Now since $X$ is a binary variable, i.e. a Bernoulli random variable, we have that ${\operatorname{Var(X)} = p(1-p)}$ where $p\equiv P(X=1)$. Under a stationarity assumption, the sample estimate of this probability is simply the sample mean of $X$, denoted $\bar x$ and one can verify that indeed $$\frac{1}{n}\sum (x_i-\bar x)^2 = {\operatorname{\hat Var(X)}}=\bar x (1-\bar x) =\hat p(1-\hat p)$$

Let's turn now to the covariance.
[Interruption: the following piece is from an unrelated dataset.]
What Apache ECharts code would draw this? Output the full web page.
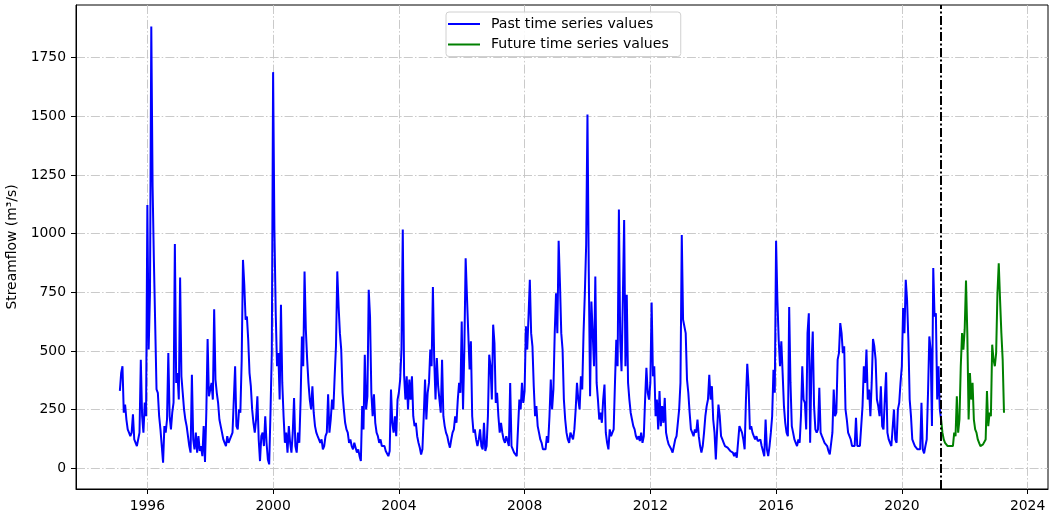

We have

$$\operatorname{\hat Cov(Y,X)}=\frac{1}{n}\sum (x_i-\bar x)(y_i-\bar y) = \frac{1}{n}\sum x_iy_i -\bar x \bar y$$

Denote $n_1$ the number of those observations for which $x_i=1$. We can write

$$\frac{1}{n}\sum x_iy_i = \frac{1}{n}\sum_{x_i=1} y_i = \frac{n_1}{n}\cdot \frac{1}{n_1}\sum_{x_i=1} y_i = \hat p\cdot (\bar y \mid X=1) = \hat p \cdot \hat E(Y\mid X=1)$$

Also $\bar y = \hat E(Y)$ and using the law of total expectations we have

$$\hat E(Y) = \hat E(Y \mid X=1) \cdot \hat p + \hat E(Y \mid X=0)\cdot (1-\hat p)$$

Inserting all these results in the expression for the sample covariance we have

$$\operatorname{\hat Cov(Y,X)}= \hat p \cdot \hat E(Y\mid X=1) - \hat p\cdot \left[\hat E(Y \mid X=1) \cdot \hat p + \hat E(Y \mid X=0)\cdot (1-\hat p)\right]$$

$$= \hat p(1-\hat p)\cdot \left[\hat E(Y \mid X=1) - \hat E(Y \mid X=0)\right]$$

Inserting all in the expression for $\hat \beta$ we have

$$=\hat{\beta} = \frac {\operatorname{\hat Cov(Y,X)}}{\operatorname{\hat Var(X)}} = \frac {\hat p(1-\hat p)\cdot \left[\hat E(Y \mid X=1) - \hat E(Y \mid X=0)\right]}{\hat p(1-\hat p)} $$

$$\Rightarrow \hat{\beta} = \hat E(Y \mid X=1) - \hat E(Y \mid X=0)$$

which is the sample analogue/feasible implementation of the theoretical relationship. I leave the demonstration related to the $\hat \alpha$ for the OP to work out.